Mystifying to him, Western elites reacted negatively to his letters defending Orthodox Christianity and the war in Vietnam.  Consequently, “in the wake of all the recent enthusiasm came a flood of abuse from the Western press, an about-turn in just three weeks!  If they had at least read the letter carefully!  From the reviews and the invective, it quickly became clear that these newspapermen had not taken the trouble to read the letter in its entirety.  It was the first time that I had encountered such a thing, but dishonesty of this kind quickly proved to be a steadfast characteristic of the press.  The New York Times, which had refused to print my letter, was among the most violent critics” (#907).  Pressured to sit down for a TV interview, Solzhenitsyn reluctantly agreed to do so with Walter Cronkite on CBS.  “They came to our house with a noisy, well-equipped crew of about ten, the only shortcoming being that they had not brought with them competent translators.  I, too, was poorly prepared, not realizing who Walter Cronkite was, how left his leanings were, his questions bristling with hidden jabs, all about the Western media and my attitude toward it (which by now had become common knowledge), and also about the Russian émigré community” (#1324).  He was especially angered by articles claiming to be based on interviews with him that never happened—and by reporters who cherry-picked statements from interviews to advance their own views rather than truthfully report his. 

Yet another source of evil Solzhenitsyn discerned in the West was the harm being done by industrialization.  He anticipated Anthony Esolen’s recent defense of “people in the modern world struggling against the Leveling force of a technocratic and culture-dissolving state.”  Thus Solzhenitsyn:  “Today’s prosperous world is moving ever further from natural human existence, growing stronger in intellect but increasingly infirm in body and soul” (#581).  On a personal level, he craved pastoral regions.  Though he found some cities such as Zurich charming, he preferred to work in the Swiss countryside, where the industrious farmers’ work “strengthened the peace within my soul.”   Looking at the alpine scenery “every day, every morning— somehow cleanses the soul and clarifies one’s thoughts.  The simple act of standing and looking is already labor for the soul and the mind.

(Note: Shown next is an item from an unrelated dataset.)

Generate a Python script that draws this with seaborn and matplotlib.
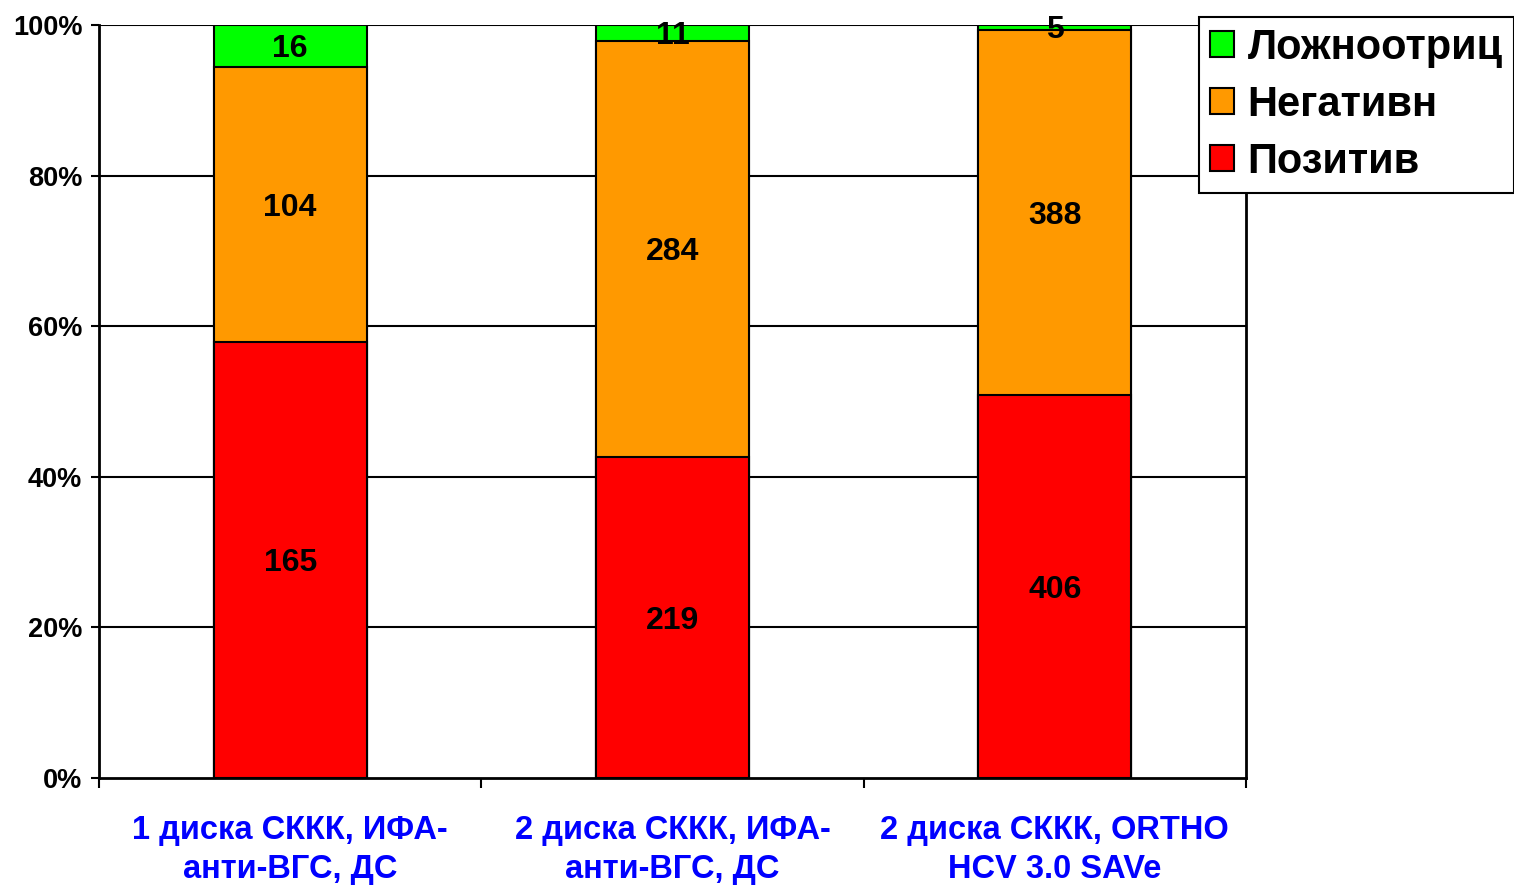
import numpy as np
import pandas as pd
import matplotlib
matplotlib.use("Agg")
import matplotlib.pyplot as plt
from matplotlib.ticker import PercentFormatter, FixedLocator
from matplotlib.patches import Patch
import seaborn as sns

categories = [
    "1 диска СККК, ИФА-\nанти-ВГС, ДС",
    "2 диска СККК, ИФА-\nанти-ВГС, ДС",
    "2 диска СККК, ORTHO\nHCV 3.0 SAVe",
]
positive = [165, 219, 406]
negative = [104, 284, 388]
false_neg = [16, 11, 5]
series_names = ["Позитив", "Негативн", "Ложноотриц"]
series_colors = ["#FF0000", "#FF9900", "#00FF00"]

sns.set_theme(style="white")
plt.rcParams["font.family"] = ["Liberation Sans", "DejaVu Sans"]
plt.rcParams["font.weight"] = "bold"
plt.rcParams["text.color"] = "black"
plt.rcParams["axes.labelcolor"] = "black"
plt.rcParams["xtick.color"] = "black"
plt.rcParams["ytick.color"] = "black"

pos = np.array(positive, float)
neg = np.array(negative, float)
fn = np.array(false_neg, float)
total = pos + neg + fn
shares = [pos / total * 100, neg / total * 100, fn / total * 100]
cum = np.cumsum(shares, axis=0)

df = pd.DataFrame({"cat": categories})

fig = plt.figure(figsize=(15.14, 8.85), dpi=100)
ax = fig.add_axes([99 / 1514, 1 - 778 / 885, (1246 - 99) / 1514, (778 - 25) / 885])

# Gridlines under the bars
for yv in range(20, 101, 20):
    ax.axhline(yv, color="black", lw=1.5, zorder=0)

# Stacked bars drawn from the top segment downwards so that each
# lower segment covers the part of the taller bar beneath it
for i in reversed(range(3)):
    df["top"] = cum[i]
    sns.barplot(data=df, x="cat", y="top", color=series_colors[i],
                width=0.40, edgecolor="black", linewidth=1.5,
                saturation=1, ax=ax, zorder=2)

# Segment value labels
raw = [pos, neg, fn]
for i in range(3):
    bottom = cum[i] - shares[i]
    for j in range(3):
        yc = bottom[j] + shares[i][j] / 2
        ax.text(j, yc - 0.4, f"{int(raw[i][j])}", ha="center", va="center",
                fontsize=23, fontweight="bold", color="black", zorder=5)

ax.set_xlim(-0.5, 2.5)
ax.set_ylim(0, 100)
ax.set_xlabel("")
ax.set_ylabel("")

ax.yaxis.set_major_locator(FixedLocator([0, 20, 40, 60, 80, 100]))
ax.yaxis.set_major_formatter(PercentFormatter(decimals=0))
ax.tick_params(axis="y", which="major", length=6, width=1.5, color="black",
               direction="out", pad=6, labelsize=19.5, left=True,
               labelcolor="black")

ax.set_xticks([-0.5, 0.5, 1.5, 2.5])
ax.set_xticklabels([])
ax.set_xticks([0, 1, 2], minor=True)
ax.set_xticklabels(categories, minor=True, fontsize=23.5, fontweight="bold",
                   color="#0000FF", linespacing=1.32)
ax.tick_params(axis="x", which="major", length=7, width=1.5, color="black",
               direction="out", bottom=True)
ax.tick_params(axis="x", which="minor", length=0, pad=27)

for side in ["left", "bottom", "right"]:
    ax.spines[side].set_visible(True)
    ax.spines[side].set_color("black")
    ax.spines[side].set_linewidth(2)
ax.spines["top"].set_visible(False)

for lbl in ax.get_yticklabels():
    lbl.set_fontweight("bold")
    lbl.set_color("black")

handles = [Patch(facecolor=series_colors[i], edgecolor="black", linewidth=1.5)
           for i in [2, 1, 0]]
labels = [series_names[i] for i in [2, 1, 0]]
leg = fig.legend(handles, labels, loc="upper left",
                 bbox_to_anchor=(1199 / 1514, 1 - 17 / 885),
                 prop={"size": 30, "weight": "bold"}, frameon=True,
                 fancybox=False, edgecolor="black", framealpha=1,
                 handlelength=0.58, handleheight=0.58, handletextpad=0.33,
                 labelspacing=0.41, borderpad=0.26, borderaxespad=0,
                 labelcolor="black")
leg.get_frame().set_linewidth(1.5)

fig.savefig("out.png", dpi=100)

The task of evaluating one’s past and tracing out the future becomes easier” (#1484).   Struggling to settle into his writing routine, he found that “the grandeur and wisdom of this mountain place (almost as if a high mountain altar . . .) were soon to put me back in form” and he could resume his work on Russia (#1548).   Thus in time he found  inVermont a suitable environment wherein he could continue his literary work.  Returning to Russia in 1994 and dying in 2008, he failed to much influence developments in has native land.  And he is today largely ignored by most Westerners.  But to those with ears to hear, he remains a lasting witness to what ought ultimately concern us.